## What to do
Transcribe the listing that follows in full, omitting pictures.

[START OF Data segment]

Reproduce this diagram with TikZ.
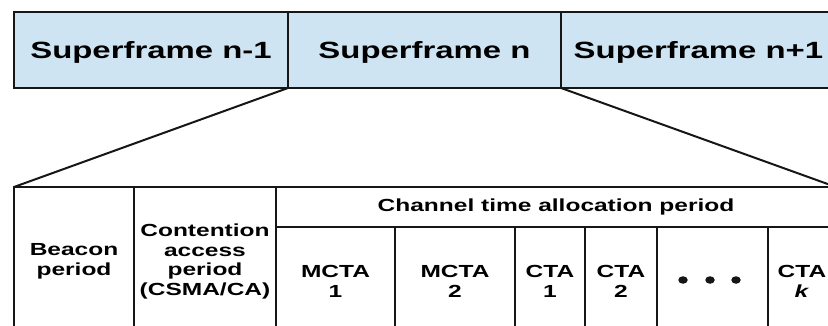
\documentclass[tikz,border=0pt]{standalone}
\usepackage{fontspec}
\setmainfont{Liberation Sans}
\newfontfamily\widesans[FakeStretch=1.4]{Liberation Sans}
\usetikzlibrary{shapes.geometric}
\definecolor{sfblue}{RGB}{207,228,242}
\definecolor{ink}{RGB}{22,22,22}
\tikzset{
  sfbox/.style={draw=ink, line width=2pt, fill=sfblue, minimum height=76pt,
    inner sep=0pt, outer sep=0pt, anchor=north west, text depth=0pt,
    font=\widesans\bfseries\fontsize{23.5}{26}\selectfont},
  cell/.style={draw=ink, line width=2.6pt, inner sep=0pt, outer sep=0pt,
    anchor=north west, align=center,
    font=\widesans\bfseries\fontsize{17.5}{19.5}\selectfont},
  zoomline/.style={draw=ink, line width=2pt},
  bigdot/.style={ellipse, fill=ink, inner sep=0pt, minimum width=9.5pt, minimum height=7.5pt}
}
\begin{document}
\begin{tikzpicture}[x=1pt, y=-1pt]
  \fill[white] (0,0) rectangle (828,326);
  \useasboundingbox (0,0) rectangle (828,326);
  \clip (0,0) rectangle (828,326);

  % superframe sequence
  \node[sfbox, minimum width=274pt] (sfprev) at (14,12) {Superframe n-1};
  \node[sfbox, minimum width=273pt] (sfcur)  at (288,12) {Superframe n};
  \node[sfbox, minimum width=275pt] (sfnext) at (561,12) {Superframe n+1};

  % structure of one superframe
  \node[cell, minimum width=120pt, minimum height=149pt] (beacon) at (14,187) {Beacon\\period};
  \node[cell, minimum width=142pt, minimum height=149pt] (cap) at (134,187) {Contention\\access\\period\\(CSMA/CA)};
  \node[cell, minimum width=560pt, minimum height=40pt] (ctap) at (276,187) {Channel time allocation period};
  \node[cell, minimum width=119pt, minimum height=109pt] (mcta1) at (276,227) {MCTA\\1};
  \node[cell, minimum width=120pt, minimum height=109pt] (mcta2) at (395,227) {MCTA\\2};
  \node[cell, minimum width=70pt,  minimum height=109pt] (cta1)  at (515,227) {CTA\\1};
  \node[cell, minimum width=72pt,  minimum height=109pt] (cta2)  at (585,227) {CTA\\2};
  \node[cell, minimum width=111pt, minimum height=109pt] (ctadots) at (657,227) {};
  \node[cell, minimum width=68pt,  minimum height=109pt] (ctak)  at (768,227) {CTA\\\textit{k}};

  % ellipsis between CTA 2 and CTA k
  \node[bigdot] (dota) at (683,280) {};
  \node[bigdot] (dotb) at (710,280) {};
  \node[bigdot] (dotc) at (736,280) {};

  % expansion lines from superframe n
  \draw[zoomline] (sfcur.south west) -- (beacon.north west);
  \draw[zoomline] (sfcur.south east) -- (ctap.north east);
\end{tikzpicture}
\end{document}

[END OF Data segment]

## Solution for this problem
Reproduce this diagram with TikZ.
\documentclass[tikz,border=0pt]{standalone}
\usepackage{fontspec}
\setmainfont{Liberation Sans}
\newfontfamily\widesans[FakeStretch=1.4]{Liberation Sans}
\usetikzlibrary{shapes.geometric}
\definecolor{sfblue}{RGB}{207,228,242}
\definecolor{ink}{RGB}{22,22,22}
\tikzset{
  sfbox/.style={draw=ink, line width=2pt, fill=sfblue, minimum height=76pt,
    inner sep=0pt, outer sep=0pt, anchor=north west, text depth=0pt,
    font=\widesans\bfseries\fontsize{23.5}{26}\selectfont},
  cell/.style={draw=ink, line width=2.6pt, inner sep=0pt, outer sep=0pt,
    anchor=north west, align=center,
    font=\widesans\bfseries\fontsize{17.5}{19.5}\selectfont},
  zoomline/.style={draw=ink, line width=2pt},
  bigdot/.style={ellipse, fill=ink, inner sep=0pt, minimum width=9.5pt, minimum height=7.5pt}
}
\begin{document}
\begin{tikzpicture}[x=1pt, y=-1pt]
  \fill[white] (0,0) rectangle (828,326);
  \useasboundingbox (0,0) rectangle (828,326);
  \clip (0,0) rectangle (828,326);

  % superframe sequence
  \node[sfbox, minimum width=274pt] (sfprev) at (14,12) {Superframe n-1};
  \node[sfbox, minimum width=273pt] (sfcur)  at (288,12) {Superframe n};
  \node[sfbox, minimum width=275pt] (sfnext) at (561,12) {Superframe n+1};

  % structure of one superframe
  \node[cell, minimum width=120pt, minimum height=149pt] (beacon) at (14,187) {Beacon\\period};
  \node[cell, minimum width=142pt, minimum height=149pt] (cap) at (134,187) {Contention\\access\\period\\(CSMA/CA)};
  \node[cell, minimum width=560pt, minimum height=40pt] (ctap) at (276,187) {Channel time allocation period};
  \node[cell, minimum width=119pt, minimum height=109pt] (mcta1) at (276,227) {MCTA\\1};
  \node[cell, minimum width=120pt, minimum height=109pt] (mcta2) at (395,227) {MCTA\\2};
  \node[cell, minimum width=70pt,  minimum height=109pt] (cta1)  at (515,227) {CTA\\1};
  \node[cell, minimum width=72pt,  minimum height=109pt] (cta2)  at (585,227) {CTA\\2};
  \node[cell, minimum width=111pt, minimum height=109pt] (ctadots) at (657,227) {};
  \node[cell, minimum width=68pt,  minimum height=109pt] (ctak)  at (768,227) {CTA\\\textit{k}};

  % ellipsis between CTA 2 and CTA k
  \node[bigdot] (dota) at (683,280) {};
  \node[bigdot] (dotb) at (710,280) {};
  \node[bigdot] (dotc) at (736,280) {};

  % expansion lines from superframe n
  \draw[zoomline] (sfcur.south west) -- (beacon.north west);
  \draw[zoomline] (sfcur.south east) -- (ctap.north east);
\end{tikzpicture}
\end{document}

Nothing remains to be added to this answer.